Chaque couleur
D’un portable à l’autre, un grand vide s’installe. Depuis qu’on parle sans arrêt, on ne dit plus rien. Tant de langues, de folklores, de pays pour finir obèse devant un Mac Donald. Une casquette commune semble coiffer les jeunes et tous les vieux jouant au jeune. C’est l’homme qui ne ressemble à personne qui m’intéresse, celui qui siffle en peinturant, qui ronfle en marchant, qui chante en mangeant. Partis de nulle part, nous allons n’importe où, mais les mots mènent plus loin que les billets de banque. Je transporte avec moi mon Richelieu natal, mes montagnes à la bouche, mes rêves sur la peau. Je tiens mon pays à la main comme un crayon d’enfant. Même en parlant de soi, c’est au cœur du plus profond de chacun que l’on parle. Le vent qui passe dans les branches donne leur nom aux feuilles. Les araignées cousent l’air d’un fil névrotique. Tout un monde intérieur nous accompagne partout avec ses trous, ses portes, ses chausse-trappes. Je cherche dans les mots mon visage de jeune, mon visage de vieux, l’éclair de mon âme surprise par l’amour, les morceaux de ma vie sous la poussière du temps.
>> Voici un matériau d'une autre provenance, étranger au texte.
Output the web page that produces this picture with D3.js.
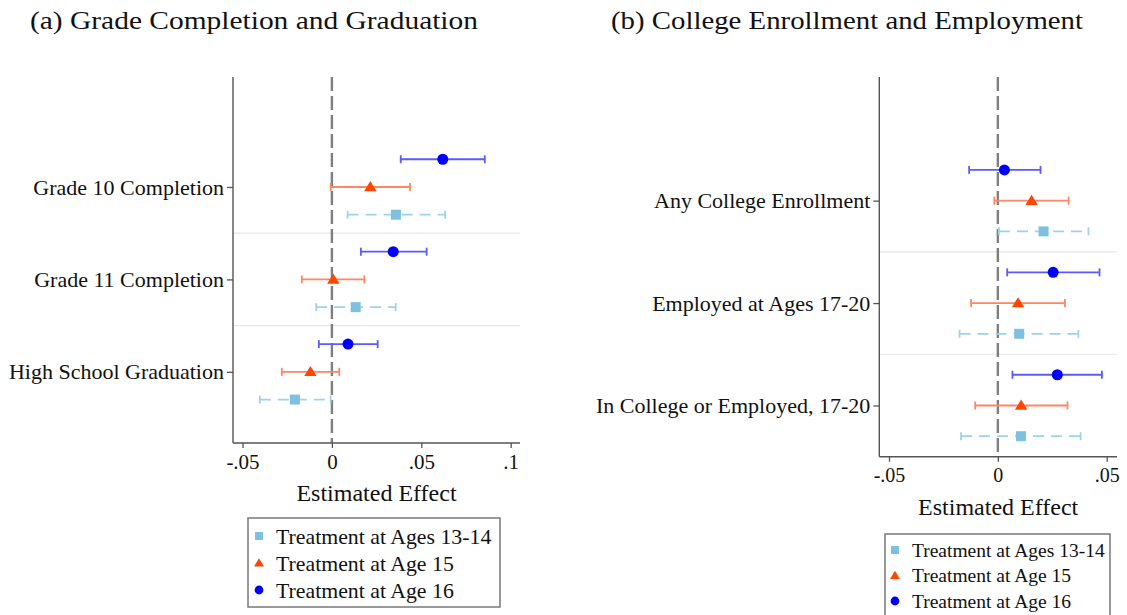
<!DOCTYPE html>
<html>
<head>
<meta charset="utf-8">
<script src="https://cdn.jsdelivr.net/npm/d3@7"></script>
<style>
  html, body { margin: 0; padding: 0; background: #fff; }
  svg { display: block; }
  text { font-family: "Liberation Serif", "Times New Roman", serif; fill: #111; }
</style>
</head>
<body>
<svg id="chart" width="1127" height="615"></svg>
<script>
// ---- data ----
const seriesNames = ["Treatment at Ages 13-14", "Treatment at Age 15", "Treatment at Age 16"];

// Panel (a): grade completion and graduation
const outcomesA = ["Grade 10 Completion", "Grade 11 Completion", "High School Graduation"];
const estA_1314 = [0.0358, 0.0133, -0.0207];
const loA_1314  = [0.0088, -0.0088, -0.0403];
const hiA_1314  = [0.0634, 0.0357, -0.0007];
const estA_15   = [0.0215, 0.0008, -0.0120];
const loA_15    = [-0.0007, -0.0168, -0.0280];
const hiA_15    = [0.0437, 0.0181, 0.0041];
const estA_16   = [0.0620, 0.0343, 0.0090];
const loA_16    = [0.0385, 0.0162, -0.0073];
const hiA_16    = [0.0855, 0.0530, 0.0256];
const ticksA = [-0.05, 0, 0.05, 0.1];
const tickLabelsA = ["-.05", "0", ".05", ".1"];

// Panel (b): college enrollment and employment
const outcomesB = ["Any College Enrollment", "Employed at Ages 17-20", "In College or Employed, 17-20"];
const estB_1314 = [0.0210, 0.0098, 0.0106];
const loB_1314  = [0.0005, -0.0176, -0.0169];
const hiB_1314  = [0.0416, 0.0370, 0.0380];
const estB_15   = [0.0155, 0.0093, 0.0107];
const loB_15    = [-0.0016, -0.0123, -0.0104];
const hiB_15    = [0.0325, 0.0308, 0.0320];
const estB_16   = [0.0030, 0.0254, 0.0273];
const loB_16    = [-0.0132, 0.0043, 0.0067];
const hiB_16    = [0.0196, 0.0467, 0.0478];
const ticksB = [-0.05, 0, 0.05];
const tickLabelsB = ["-.05", "0", ".05"];

// ---- styles per series ----
const styles = [
  { shape: "square",   marker: "#7EC0E0", bar: "#9CD2EA", dash: "11,7", offset: 0.3 },
  { shape: "triangle", marker: "#FF4500", bar: "#FF8663", dash: null,   offset: 0 },
  { shape: "circle",   marker: "#0000FF", bar: "#5A5AFF", dash: null,   offset: -0.3 }
];

const svg = d3.select("#chart");

function drawMarker(g, shape, color, x, y, s) {
  if (shape === "circle") {
    g.append("circle").attr("cx", x).attr("cy", y).attr("r", s * 0.55).attr("fill", color);
  } else if (shape === "square") {
    g.append("rect").attr("x", x - s / 2).attr("y", y - s / 2).attr("width", s).attr("height", s).attr("fill", color);
  } else {
    const h = s * 0.95;
    g.append("path")
      .attr("d", `M${x},${y - h * 0.62} L${x + s * 0.62},${y + h * 0.45} L${x - s * 0.62},${y + h * 0.45} Z`)
      .attr("fill", color);
  }
}

function panel(cfg) {
  const g = svg.append("g");
  const x = d3.scaleLinear().domain(cfg.tickDomain).range(cfg.tickRange);
  const y = d3.scaleLinear().domain(cfg.yDomain).range([cfg.top, cfg.bottom]);

  // separators between outcome groups
  for (let i = 0; i < cfg.outcomes.length - 1; i++) {
    g.append("line")
      .attr("x1", cfg.left).attr("x2", cfg.right)
      .attr("y1", y(i + 0.5)).attr("y2", y(i + 0.5))
      .attr("stroke", "#e6e6e6").attr("stroke-width", 1.2);
  }

  // zero reference line
  g.append("line")
    .attr("x1", x(0)).attr("x2", x(0))
    .attr("y1", cfg.top).attr("y2", cfg.bottom)
    .attr("stroke", "#7f7f7f").attr("stroke-width", 2.4)
    .attr("stroke-dasharray", "14,5");

  // x axis
  const xAxis = d3.axisBottom(x).tickValues(cfg.ticks)
    .tickFormat((d, i) => cfg.tickLabels[i]).tickSize(5).tickPadding(6);
  const gx = g.append("g").attr("transform", `translate(0,${cfg.bottom})`).call(xAxis);
  gx.select(".domain").remove();
  gx.selectAll(".tick line").attr("stroke", "#555").attr("stroke-width", 1.3);
  gx.selectAll(".tick text").attr("font-family", "Liberation Serif, serif")
    .attr("font-size", cfg.tickFont).attr("fill", "#111");
  g.append("line").attr("x1", cfg.left).attr("x2", cfg.right)
    .attr("y1", cfg.bottom).attr("y2", cfg.bottom)
    .attr("stroke", "#555").attr("stroke-width", 1.4);

  // y axis
  const yAxis = d3.axisLeft(y).tickValues(d3.range(cfg.outcomes.length))
    .tickFormat(i => cfg.outcomes[i]).tickSize(6).tickPadding(3);
  const gy = g.append("g").attr("transform", `translate(${cfg.left},0)`).call(yAxis);
  gy.select(".domain").remove();
  gy.selectAll(".tick line").attr("stroke", "#555").attr("stroke-width", 1.3);
  gy.selectAll(".tick text").attr("font-family", "Liberation Serif, serif")
    .attr("font-size", cfg.catFont).attr("fill", "#111");
  g.append("line").attr("x1", cfg.left).attr("x2", cfg.left)
    .attr("y1", cfg.top).attr("y2", cfg.bottom)
    .attr("stroke", "#555").attr("stroke-width", 1.4);

  // axis title
  g.append("text").attr("x", (cfg.left + cfg.right) / 2).attr("y", cfg.xTitleY)
    .attr("text-anchor", "middle").attr("font-size", 24).text("Estimated Effect");

  // estimates with confidence intervals
  cfg.series.forEach((s, k) => {
    const st = styles[k];
    s.est.forEach((v, i) => {
      const yy = y(i + st.offset);
      const bar = g.append("g");
      bar.append("line")
        .attr("x1", x(s.lo[i])).attr("x2", x(s.hi[i]))
        .attr("y1", yy).attr("y2", yy)
        .attr("stroke", st.bar).attr("stroke-width", 1.8)
        .attr("stroke-dasharray", st.dash);
      [s.lo[i], s.hi[i]].forEach(e => {
        bar.append("line")
          .attr("x1", x(e)).attr("x2", x(e))
          .attr("y1", yy - 4).attr("y2", yy + 4)
          .attr("stroke", st.bar).attr("stroke-width", 1.8);
      });
      drawMarker(g, st.shape, st.marker, x(v), yy, 10);
    });
  });

  // legend
  const lg = g.append("g");
  lg.append("rect")
    .attr("x", cfg.legend.x).attr("y", cfg.legend.y)
    .attr("width", cfg.legend.w).attr("height", cfg.legend.h)
    .attr("fill", "#fff").attr("stroke", "#808080").attr("stroke-width", 1.6);
  seriesNames.forEach((name, k) => {
    const ry = cfg.legend.y + cfg.legend.first + k * cfg.legend.step;
    drawMarker(lg, styles[k].shape, styles[k].marker, cfg.legend.x + cfg.legend.mx, ry, 8);
    lg.append("text")
      .attr("x", cfg.legend.x + cfg.legend.tx).attr("y", ry)
      .attr("dy", "0.35em").attr("font-size", cfg.legend.font).text(name);
  });
}

panel({
  outcomes: outcomesA,
  series: [
    { est: estA_1314, lo: loA_1314, hi: hiA_1314 },
    { est: estA_15,   lo: loA_15,   hi: hiA_15 },
    { est: estA_16,   lo: loA_16,   hi: hiA_16 }
  ],
  ticks: ticksA, tickLabels: tickLabelsA,
  tickDomain: [-0.05, 0.1], tickRange: [242.5, 510.7],
  left: 233, right: 520, top: 77, bottom: 443,
  yDomain: [-1.19, 2.77],
  tickFont: 21, catFont: 22, xTitleY: 501,
  legend: { x: 248, y: 518, w: 252, h: 89, first: 18, step: 27, mx: 11, tx: 28, font: 21.8 }
});

panel({
  outcomes: outcomesB,
  series: [
    { est: estB_1314, lo: loB_1314, hi: hiB_1314 },
    { est: estB_15,   lo: loB_15,   hi: hiB_15 },
    { est: estB_16,   lo: loB_16,   hi: hiB_16 }
  ],
  ticks: ticksB, tickLabels: tickLabelsB,
  tickDomain: [-0.05, 0.05], tickRange: [889, 1106.7],
  left: 879.3, right: 1117, top: 77, bottom: 456.7,
  yDomain: [-1.207, 2.5],
  tickFont: 20, catFont: 22, xTitleY: 515,
  legend: { x: 885, y: 534, w: 225, h: 90, first: 16, step: 25.5, mx: 10, tx: 27, font: 19.5 }
});

// panel titles
svg.append("text").attr("x", 30).attr("y", 29).attr("font-size", 26)
  .attr("textLength", 448).attr("lengthAdjust", "spacingAndGlyphs")
  .text("(a) Grade Completion and Graduation");
svg.append("text").attr("x", 611).attr("y", 29).attr("font-size", 26)
  .attr("textLength", 472).attr("lengthAdjust", "spacingAndGlyphs")
  .text("(b) College Enrollment and Employment");
</script>
</body>
</html>
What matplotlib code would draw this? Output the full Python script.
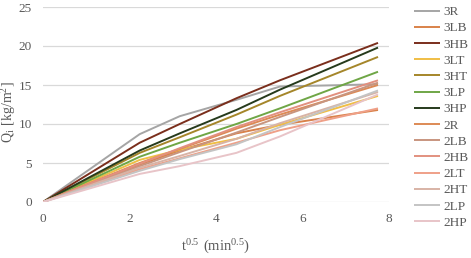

Il faut grimper sa pierre sans écraser les autres. Malgré nos mains calleuses, nos doigts croches, nos échardes en forme de frisson, nos phrases coupantes comme la lame d’un Laguiole, nous venons du mythe pour retourner au mythe. Au fond du labyrinthe, la voix du Minotaure est ma propre parole. Je me suis fait plus grand en me faisant plus petit. Je me suis fait plus homme dans le corps d’une femme. Je me suis fait plus doux dans la tendresse virile. Je me suis fait plus fort dans le pas des enfants. Je me suis fait chemin dans chacun de mes pas. Je me suis fait de mots dans le corps de la langue. Je me suis fait plus lune, plus soleil, plus terre. Je me suis fait de sang dans le cœur de l’amour. Je n’écris pas pour écrire : j’écris pour vivre. Chaque parole est une respiration. Je parle avec les herbes dans le registre du tendre, en exalté durant l’orage, en colère dans les conneries guerrières. Au fil du paysage, chaque partie tire sa beauté du tout. Chaque couleur contresigne l’espace. À défaut d’un pays, j’habite une bibliothèque. De livre en livre, je laboure l’espace. Le langage est devenu mon lieu. Dans l’ombre de ma main, les mots clignent des yeux. Tant que j’écris, j’habite l’infini.
Que répond le cosmos à la question de l’homme si ce n’est sa propre parole ? Dans notre monde rabougri, la mémoire est devenue ouï-dire. Le train-train quotidien tourne à vide sans déranger les rails. Il nous faudrait la cécité d’Homère pour regarder plus loin. Ce que l’on dit vraiment ignore les micros. Sur le visage du rien, les rides forment un tout. Dans la fourmilière des pages, chaque mot fait figure d’insecte. Le moindre coup de vent prend valeur de musique. Il est incroyable que le monde animal ait pu produire la caresse, le musicien, le peintre. Ce n’est pas en arrière que regarde la langue. Elle creuse plus profond. L’horizontalité des phrases n’est qu’une façon d’écrire. Le sens est vertical. Les placebos idéologiques ou religieux ont fait leur temps. Il ne s’agit pas de «faire vrai» mais d’entendre le monde cogner contre les mots. Le temps qui s’accumule ne pèse pas plus lourd que l’aile d’un oiseau. Pour qui veut rêver, il y a toujours du vent, du soleil, du brouillard. Une fleur, tôt ou tard, percera le béton. L’essentiel est peu de chose mais il porte la vie. Mon âme fait son nid dans le ressac des étoiles, le fourmillement d’insectes, la vérité de l’herbe. Dans ces images virtuelles qu’est devenu le monde, ce n’est déjà pas rien que le chant d’un oiseau. Il s’agit d’être là, présent, faire une éternité d’une poignée de secondes.